The 5th century would see further fracturing of the Roman Church. Emperor Theodosius II called two synods in Ephesus, one in 431 CE and one in 449 CE, that addressed the teachings of then-Patriarch of Constantinople Nestorius and similar teachings. Nestorius had taught that Christ's divine and human nature were distinct persons, and hence Mary was the mother of Christ but not the mother of God. The Council rejected Nestorius' view causing many churches, centered around the School of Edessa, to break with the imperial church (see Nestorian schism). Persecuted within the Roman Empire many Nestorians fled to Persia and joined the Sassanid Church (the future Church of the East) thereby making it a center of Nestorianism. In 451 the Council of Chalcedon was held to clarify the issue further. The council ultimately stated that Christ's divine and human nature were separate but both part of a single entity, a viewpoint rejected by many churches who called themselves miaphysites. The resulting schism created a communion of churches, including the Armenian, Syrian, and Egyptian churches, that is today known as Oriental Orthodoxy. In spite of these schisms, however, the imperial church still came to represent the majority of Christians within the Roman Empire.
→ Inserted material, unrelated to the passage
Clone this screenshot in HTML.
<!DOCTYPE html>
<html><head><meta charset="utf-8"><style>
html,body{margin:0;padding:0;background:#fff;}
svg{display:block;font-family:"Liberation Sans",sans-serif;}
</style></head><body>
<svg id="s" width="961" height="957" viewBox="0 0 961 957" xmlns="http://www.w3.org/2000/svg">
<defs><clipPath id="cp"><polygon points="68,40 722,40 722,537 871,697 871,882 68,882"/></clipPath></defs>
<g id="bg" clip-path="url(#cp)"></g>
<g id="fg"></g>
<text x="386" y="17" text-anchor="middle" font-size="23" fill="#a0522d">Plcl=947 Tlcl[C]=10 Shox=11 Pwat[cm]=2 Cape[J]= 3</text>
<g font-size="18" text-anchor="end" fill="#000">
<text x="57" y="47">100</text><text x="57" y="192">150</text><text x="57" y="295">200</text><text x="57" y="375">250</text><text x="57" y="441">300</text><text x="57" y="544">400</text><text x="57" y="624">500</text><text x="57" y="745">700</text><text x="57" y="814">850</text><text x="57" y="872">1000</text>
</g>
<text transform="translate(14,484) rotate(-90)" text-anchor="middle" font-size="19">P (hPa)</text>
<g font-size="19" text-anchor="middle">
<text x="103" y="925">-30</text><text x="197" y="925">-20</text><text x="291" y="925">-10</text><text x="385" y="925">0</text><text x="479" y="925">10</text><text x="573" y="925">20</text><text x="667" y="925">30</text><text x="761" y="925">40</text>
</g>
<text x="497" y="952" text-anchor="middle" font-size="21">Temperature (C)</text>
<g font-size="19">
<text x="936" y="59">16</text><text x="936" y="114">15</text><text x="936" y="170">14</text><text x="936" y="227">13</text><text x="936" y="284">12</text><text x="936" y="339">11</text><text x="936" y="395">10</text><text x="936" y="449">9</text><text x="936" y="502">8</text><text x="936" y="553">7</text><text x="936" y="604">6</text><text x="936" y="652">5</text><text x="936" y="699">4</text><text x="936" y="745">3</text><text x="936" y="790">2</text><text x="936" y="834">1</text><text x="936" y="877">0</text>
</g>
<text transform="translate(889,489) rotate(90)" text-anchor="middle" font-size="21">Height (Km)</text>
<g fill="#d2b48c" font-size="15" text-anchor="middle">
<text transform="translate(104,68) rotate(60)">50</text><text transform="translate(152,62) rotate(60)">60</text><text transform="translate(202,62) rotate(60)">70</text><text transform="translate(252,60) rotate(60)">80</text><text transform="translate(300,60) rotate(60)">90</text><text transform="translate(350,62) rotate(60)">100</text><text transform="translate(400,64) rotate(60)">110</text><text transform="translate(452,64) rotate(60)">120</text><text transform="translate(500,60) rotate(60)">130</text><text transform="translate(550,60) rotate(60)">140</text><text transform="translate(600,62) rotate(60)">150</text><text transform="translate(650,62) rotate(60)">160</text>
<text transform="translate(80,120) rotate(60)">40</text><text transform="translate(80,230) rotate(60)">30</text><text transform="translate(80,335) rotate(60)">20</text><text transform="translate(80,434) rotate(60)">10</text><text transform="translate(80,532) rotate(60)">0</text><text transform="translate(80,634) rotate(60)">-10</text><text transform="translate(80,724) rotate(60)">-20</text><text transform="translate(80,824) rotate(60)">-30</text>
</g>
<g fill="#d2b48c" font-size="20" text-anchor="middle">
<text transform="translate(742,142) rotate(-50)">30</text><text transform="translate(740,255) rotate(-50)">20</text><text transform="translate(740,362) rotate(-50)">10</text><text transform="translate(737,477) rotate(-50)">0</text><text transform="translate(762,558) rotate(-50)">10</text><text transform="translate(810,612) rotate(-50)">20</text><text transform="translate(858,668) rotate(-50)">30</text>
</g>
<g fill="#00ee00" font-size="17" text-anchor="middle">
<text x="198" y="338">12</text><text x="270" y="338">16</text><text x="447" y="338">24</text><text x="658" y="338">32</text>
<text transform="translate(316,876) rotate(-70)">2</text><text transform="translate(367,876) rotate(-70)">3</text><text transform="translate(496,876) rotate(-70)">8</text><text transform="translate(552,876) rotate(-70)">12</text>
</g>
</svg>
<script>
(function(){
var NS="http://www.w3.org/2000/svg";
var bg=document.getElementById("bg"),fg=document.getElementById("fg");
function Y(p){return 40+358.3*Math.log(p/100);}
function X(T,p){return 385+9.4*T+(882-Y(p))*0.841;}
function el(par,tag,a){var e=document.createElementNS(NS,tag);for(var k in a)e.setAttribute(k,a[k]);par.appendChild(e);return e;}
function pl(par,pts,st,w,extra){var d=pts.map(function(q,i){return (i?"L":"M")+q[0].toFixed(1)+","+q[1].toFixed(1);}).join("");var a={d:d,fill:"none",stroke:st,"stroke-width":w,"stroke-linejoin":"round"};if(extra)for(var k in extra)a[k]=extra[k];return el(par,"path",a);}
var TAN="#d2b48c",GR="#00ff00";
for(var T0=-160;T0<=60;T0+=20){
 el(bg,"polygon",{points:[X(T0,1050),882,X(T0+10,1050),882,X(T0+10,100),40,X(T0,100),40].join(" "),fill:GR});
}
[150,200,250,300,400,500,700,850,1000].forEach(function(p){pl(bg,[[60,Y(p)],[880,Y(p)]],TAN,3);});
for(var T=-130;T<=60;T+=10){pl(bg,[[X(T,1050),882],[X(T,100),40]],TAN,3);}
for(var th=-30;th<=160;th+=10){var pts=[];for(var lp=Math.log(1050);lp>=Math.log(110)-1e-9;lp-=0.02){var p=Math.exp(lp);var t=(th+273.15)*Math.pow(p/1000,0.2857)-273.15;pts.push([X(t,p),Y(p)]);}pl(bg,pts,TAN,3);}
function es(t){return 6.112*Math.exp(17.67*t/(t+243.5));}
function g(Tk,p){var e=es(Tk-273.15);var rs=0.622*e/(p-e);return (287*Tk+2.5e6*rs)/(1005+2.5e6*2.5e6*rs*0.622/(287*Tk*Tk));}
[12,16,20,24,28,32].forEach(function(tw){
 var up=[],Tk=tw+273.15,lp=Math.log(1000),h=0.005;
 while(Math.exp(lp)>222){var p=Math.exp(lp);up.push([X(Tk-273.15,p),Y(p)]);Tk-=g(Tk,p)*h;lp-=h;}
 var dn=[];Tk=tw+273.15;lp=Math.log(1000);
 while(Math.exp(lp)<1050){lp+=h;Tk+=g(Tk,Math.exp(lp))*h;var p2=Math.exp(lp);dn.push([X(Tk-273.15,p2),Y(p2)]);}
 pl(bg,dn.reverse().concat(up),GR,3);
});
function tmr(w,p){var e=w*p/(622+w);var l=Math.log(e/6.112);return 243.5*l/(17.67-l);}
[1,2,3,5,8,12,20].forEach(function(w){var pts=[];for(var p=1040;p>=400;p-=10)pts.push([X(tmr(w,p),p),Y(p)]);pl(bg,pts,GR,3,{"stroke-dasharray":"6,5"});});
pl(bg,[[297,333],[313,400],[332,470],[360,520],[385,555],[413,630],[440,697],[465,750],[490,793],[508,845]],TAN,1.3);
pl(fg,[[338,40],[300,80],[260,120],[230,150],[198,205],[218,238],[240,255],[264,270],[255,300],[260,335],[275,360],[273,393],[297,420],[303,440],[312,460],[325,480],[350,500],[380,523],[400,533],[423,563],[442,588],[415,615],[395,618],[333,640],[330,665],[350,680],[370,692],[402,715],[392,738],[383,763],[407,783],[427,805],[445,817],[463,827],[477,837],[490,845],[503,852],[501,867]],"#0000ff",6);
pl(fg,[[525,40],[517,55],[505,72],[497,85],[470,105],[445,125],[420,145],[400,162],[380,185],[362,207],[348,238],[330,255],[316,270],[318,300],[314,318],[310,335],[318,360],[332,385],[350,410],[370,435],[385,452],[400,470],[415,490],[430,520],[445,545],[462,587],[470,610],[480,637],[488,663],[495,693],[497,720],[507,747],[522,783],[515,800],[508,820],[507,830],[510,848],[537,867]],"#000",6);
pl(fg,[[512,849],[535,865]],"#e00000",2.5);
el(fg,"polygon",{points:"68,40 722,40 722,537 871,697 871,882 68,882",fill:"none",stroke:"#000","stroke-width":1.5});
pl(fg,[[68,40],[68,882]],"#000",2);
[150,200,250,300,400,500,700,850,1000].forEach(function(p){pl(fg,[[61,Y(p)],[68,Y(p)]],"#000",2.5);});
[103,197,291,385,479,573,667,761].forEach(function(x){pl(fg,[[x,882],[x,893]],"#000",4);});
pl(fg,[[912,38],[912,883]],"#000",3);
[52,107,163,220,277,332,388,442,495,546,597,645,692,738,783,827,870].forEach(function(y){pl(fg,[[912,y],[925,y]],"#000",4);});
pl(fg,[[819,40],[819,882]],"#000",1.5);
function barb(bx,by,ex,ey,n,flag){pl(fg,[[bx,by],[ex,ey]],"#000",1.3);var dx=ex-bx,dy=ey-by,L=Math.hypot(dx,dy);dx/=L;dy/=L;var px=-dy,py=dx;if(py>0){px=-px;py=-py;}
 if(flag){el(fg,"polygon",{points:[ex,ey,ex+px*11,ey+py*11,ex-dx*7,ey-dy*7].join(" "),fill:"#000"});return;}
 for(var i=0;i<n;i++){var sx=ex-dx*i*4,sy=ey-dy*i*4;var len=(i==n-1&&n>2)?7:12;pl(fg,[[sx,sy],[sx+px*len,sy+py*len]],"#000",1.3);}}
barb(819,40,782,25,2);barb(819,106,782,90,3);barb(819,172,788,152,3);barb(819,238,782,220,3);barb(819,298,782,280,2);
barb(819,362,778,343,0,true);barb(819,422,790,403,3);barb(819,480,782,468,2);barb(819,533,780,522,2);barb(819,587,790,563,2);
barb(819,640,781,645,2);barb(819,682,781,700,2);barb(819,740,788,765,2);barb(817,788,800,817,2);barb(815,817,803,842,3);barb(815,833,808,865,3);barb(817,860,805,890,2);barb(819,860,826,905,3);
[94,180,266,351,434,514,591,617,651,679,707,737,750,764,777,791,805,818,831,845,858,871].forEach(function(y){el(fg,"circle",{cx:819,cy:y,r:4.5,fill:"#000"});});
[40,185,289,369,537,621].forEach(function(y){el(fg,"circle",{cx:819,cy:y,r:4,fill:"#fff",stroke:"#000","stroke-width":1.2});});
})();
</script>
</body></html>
At the end of the 4th century the Roman Empire had effectively split into two states although its economy (and the Church) were still strongly tied. The two halves of the Empire had always had cultural differences, in particular exemplified by the widespread use of the Greek language in the Eastern Empire and the more limited use of Greek in the West (Greek was used in the West but Latin was the spoken vernacular). By the 5th century scholars in the West had begun to abandon Greek in favor of the use of Latin. The Church in Rome, in particular, began to encourage the use of Latin in the western provinces and published Jerome's Vulgate, the first authorized translation of the Bible in Latin.
At the same time as these changes were taking place the Western Empire was beginning to decay rapidly. Germanic tribes, particularly the Goths, gradually conquered the western provinces. Rome was sacked in 410, 455, and 546, and by 476 CE the Germanic chieftain Odoacer had conquered Italy and deposed the last western emperor, Romulus Augustus, though he nominally submitted to the authority of Constantinople. Thus, in theory Rome was re-united with the East, but in practice Rome was more remote from Constantinople than it had been. The Arian Germanic tribes established their own systems of churches and bishops in the western provinces but were generally tolerant of those who chose to remain loyal to the imperial church.
In 533 Roman Emperor Justinian in Constantinople launched a military campaign to reclaim the western provinces from the Arian Germans, starting with North Africa and proceeding to Italy. Though he was temporarily successful in recapturing much of the western Mediterranean he destroyed the urban centers and permanently ruined the economies in much of the West. Rome and other cities were abandoned. According to the entry in Liddell & Scott, the term orthodox first occurs in the Codex Justinian I.5.21 .
By the end of the 6th century the Roman Church had become firmly tied with the imperial government. The non-Christian religious traditions of the Germanic tribes that controlled many parts of the Empire and beyond greatly influenced the Church and changed many of its practices.
Rise of Islam
During the 7th century an Arabian religious leader named Muhammad ibn ‘Abdullāh began to evangelize a new faith based on Jewish and Christian teachings as well as his own visions. This new faith, called submission or الإسلام (al-’islām) in Arabic, would ultimately prove to be the greatest[peacock term] challenge that the Roman Church had faced. By the 630s Muhammad had united the entire Arabian peninsula under Islam including the formerly Christian kingdom of Yemen.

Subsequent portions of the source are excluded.